The thing about younger investors in a strong bull market like what we have had for the past 12 years, is that most of the time that is the only experience they have in the markets. The majority of these younger investors or generally those who invest in high P/E, high P/S type stocks get discouraged when they lose a lot of money from what they saw as an unexpected bear market. How many investors, retail traders, or even money managers are still playing the markets in 2022 after having huge drawdowns during the bursting of the dotcom bubble? Not many we can tell you that. Young, aggressive, growth stock investors of often believe that buying the dip always works, and that growth stocks will forever be in a magical bull market. Once they see large losses in their accounts as declines in spending, rising interest rates, or sector rotation begins, the majority become fed up with the markets and give up altogether as they become resentful and think the market is rigged or out to get them. Bitcoin doesn’t act as an inflation hedge in recessionary times because all the youthful exuberance is sucked out of the economy. In a recession, the only people left to play the inflationary trade are the veterans that have been through several business cycles in the past – these are the types of investors that buy gold over bitcoin.

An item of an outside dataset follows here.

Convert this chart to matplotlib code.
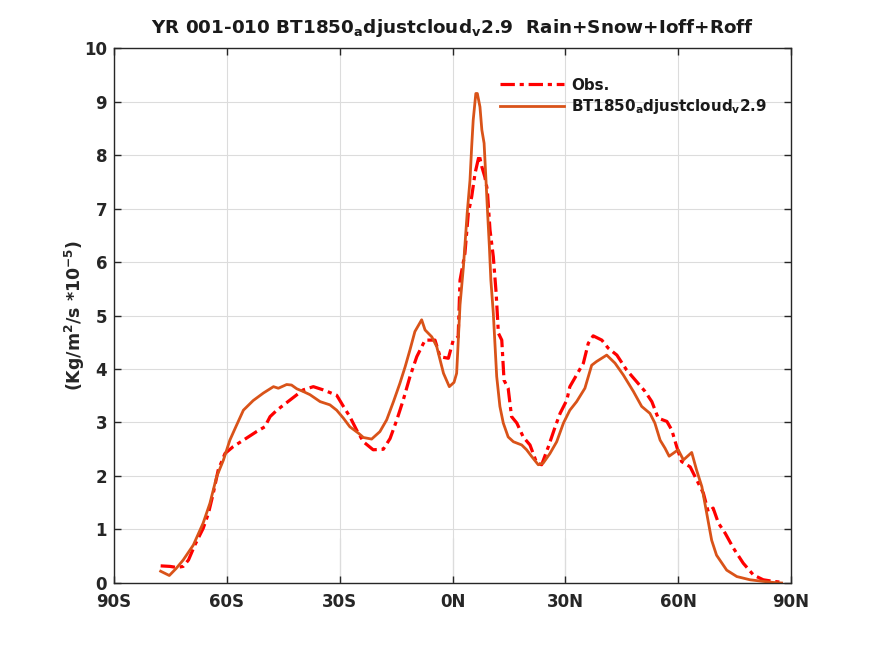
import numpy as np
import matplotlib
matplotlib.use('Agg')
import matplotlib.pyplot as plt

plt.rcParams['font.family'] = ['DejaVu Sans']
plt.rcParams['font.weight'] = 'bold'
plt.rcParams['mathtext.default'] = 'bf'

# zonal mean precipitation
obs_lat = [-77.6, -75.1, -73.3, -71.6, -70.2, -68.5, -66.3, -64.9, -63.6, -62.3,
           -60.5, -58.3, -55.6, -52.1, -49.9, -48.5, -46.7, -43.2, -39.7, -37.0,
           -34.4, -30.8, -29.0, -27.3, -25.5, -23.7, -21.1, -18.4, -16.6, -14.8,
           -13.1, -11.3, -9.5, -7.3, -4.65, -3.3, -1.1, 0.2, 1.5, 2.0,
           3.3, 4.2, 5.1, 6.0, 7.1, 7.8, 8.6, 9.25, 9.97, 10.85,
           11.6, 12.2, 13.1, 13.7, 14.8, 15.7, 17.1, 18.8, 20.6, 22.4,
           23.7, 25.5, 27.3, 28.6, 30.4, 31.2, 33.0, 34.8, 36.1, 37.4,
           39.7, 41.4, 43.7, 46.3, 49.0, 51.2, 53.0, 54.7, 57.0, 58.3,
           59.6, 60.9, 63.2, 64.9, 66.7, 68.0, 69.3, 70.7, 72.5, 74.7,
           77.3, 80.0, 82.6, 85.3, 88.0]
obs_val = [0.32, 0.31, 0.29, 0.31, 0.43, 0.71, 1.02, 1.30, 1.68, 2.11,
           2.42, 2.55, 2.67, 2.83, 2.92, 3.11, 3.23, 3.42, 3.61, 3.67,
           3.61, 3.51, 3.30, 3.11, 2.86, 2.64, 2.49, 2.50, 2.70, 3.05,
           3.42, 3.86, 4.23, 4.54, 4.54, 4.23, 4.20, 4.54, 4.60, 5.66,
           6.16, 6.91, 7.22, 7.66, 8.00, 7.78, 7.59, 7.35, 6.60, 6.10,
           5.42, 4.67, 4.54, 3.79, 3.64, 3.11, 2.99, 2.73, 2.58, 2.24,
           2.21, 2.55, 2.92, 3.17, 3.42, 3.67, 3.89, 4.11, 4.48, 4.62,
           4.54, 4.39, 4.26, 3.98, 3.76, 3.58, 3.39, 3.08, 3.02, 2.86,
           2.55, 2.27, 2.17, 1.93, 1.68, 1.33, 1.40, 1.12, 0.93, 0.65,
           0.37, 0.15, 0.06, 0.03, 0.01]

mod_lat = [-77.6, -75.3, -73.5, -71.6, -68.9, -66.3, -64.5, -62.7, -60.9, -59.2,
           -57.8, -55.6, -53.0, -50.3, -47.6, -46.3, -44.1, -42.8, -41.4, -39.7,
           -37.9, -35.2, -32.6, -30.8, -29.0, -27.3, -25.0, -23.7, -21.5, -19.3,
           -17.5, -15.7, -14.0, -12.6, -11.3, -10.0, -8.2, -7.3, -5.5, -4.2,
           -3.3, -2.4, -0.85, 0.4, 1.1, 2.0, 2.9, 3.9, 4.65, 5.1,
           5.5, 6.2, 6.6, 7.3, 7.8, 8.4, 8.9, 9.25, 9.8, 10.2,
           10.85, 11.3, 11.75, 12.6, 13.5, 14.8, 16.2, 18.4, 19.7, 21.1,
           22.8, 24.1, 25.9, 27.7, 29.5, 31.2, 33.0, 35.2, 37.0, 38.3,
           41.0, 43.2, 45.4, 48.1, 50.3, 52.5, 53.8, 55.2, 56.5, 57.6,
           60.0, 61.4, 63.6, 64.9, 66.3, 67.6, 68.9, 70.2, 72.9, 75.6,
           79.1, 82.6, 85.3, 87.5]
mod_val = [0.22, 0.14, 0.27, 0.43, 0.71, 1.12, 1.49, 1.99, 2.30, 2.67,
           2.89, 3.23, 3.41, 3.55, 3.67, 3.64, 3.71, 3.70, 3.63, 3.58,
           3.52, 3.39, 3.33, 3.23, 3.08, 2.92, 2.80, 2.72, 2.69, 2.83,
           3.05, 3.39, 3.73, 4.04, 4.36, 4.70, 4.92, 4.73, 4.60, 4.42,
           4.17, 3.92, 3.67, 3.75, 3.92, 5.20, 5.91, 6.91, 7.53, 8.16,
           8.65, 9.15, 9.15, 8.90, 8.47, 8.22, 7.53, 7.03, 6.29, 5.66,
           5.04, 4.45, 3.86, 3.30, 2.99, 2.73, 2.64, 2.58, 2.49, 2.36,
           2.21, 2.24, 2.42, 2.64, 2.99, 3.23, 3.39, 3.64, 4.07, 4.14,
           4.26, 4.11, 3.89, 3.58, 3.30, 3.17, 2.99, 2.67, 2.52, 2.37,
           2.49, 2.30, 2.44, 2.11, 1.80, 1.30, 0.80, 0.52, 0.24, 0.12,
           0.06, 0.03, 0.01, 0.0]

xticks = [-90, -60, -30, 0, 30, 60, 90]
xticklabels = ['90S', '60S', '30S', '0N', '30N', '60N', '90N']
yticks = list(range(0, 11))

case = 'BT1850$_a$djustcloud$_v$2.9'

fig = plt.figure(figsize=(8.75, 6.56), dpi=100)
ax = fig.add_axes([0.1303, 0.1113, 0.7737, 0.8155])

ax.plot(obs_lat, obs_val, color='#ff0000', lw=2.3,
        linestyle=(0, (4.5, 1.5, 1.3, 1.5)), label='Obs.')
ax.plot(mod_lat, mod_val, color='#d95319', lw=2.0, label=case)

ax.set_xlim(-90, 90)
ax.set_ylim(0, 10)
ax.set_xticks(xticks)
ax.set_xticklabels(xticklabels)
ax.set_yticks(yticks)

ax.grid(True, color='#dcdcdc', lw=0.8)
ax.set_axisbelow(True)
# darker lower part of the vertical grid lines
ax.vlines(xticks[1:-1], 0, 0.085, transform=ax.get_xaxis_transform(),
          color='#b4b4b4', lw=0.8, zorder=0.5)

ax.tick_params(direction='in', top=True, right=True, length=5, width=1,
               color='#262626', labelsize=12, labelcolor='#262626', pad=5)
ax.tick_params(axis='x', pad=7)
for s in ax.spines.values():
    s.set_color('#262626')
    s.set_linewidth(1)

ax.set_title('YR 001-010 ' + case + '  Rain+Snow+Ioff+Roff',
             fontsize=13.2, fontweight='bold', color='#1a1a1a', pad=11)
ax.set_ylabel('(Kg/m$^2$/s *10$^{-5}$)', fontsize=12.5, fontweight='bold',
              color='#262626', labelpad=-2)

leg = ax.legend(loc='upper right', bbox_to_anchor=(0.985, 0.97), frameon=False,
                fontsize=10.9, handlelength=4.2, handletextpad=0.5,
                labelspacing=0.3)
for t in leg.get_texts():
    t.set_color('#1a1a1a')

fig.savefig('out.png', dpi=100)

In bitcoin’s current state it flourishes in situations where there are fears of high inflation combined with a lot of money sloshing around in financial markets. As bitcoin is often viewed as a risk-on asset by investors due to its young nature, buyers come in and push up the price. Contrarily, gold is viewed as a risk-off trade, or in general as a protection against the decline of other asset classes. In our view, bitcoin is procyclical and gold is countercyclical, it’s as simple as that. This may change in the coming decades if bitcoin matures and cements its place as a true financial asset, but until then this is how we will approach the inflation hedging argument.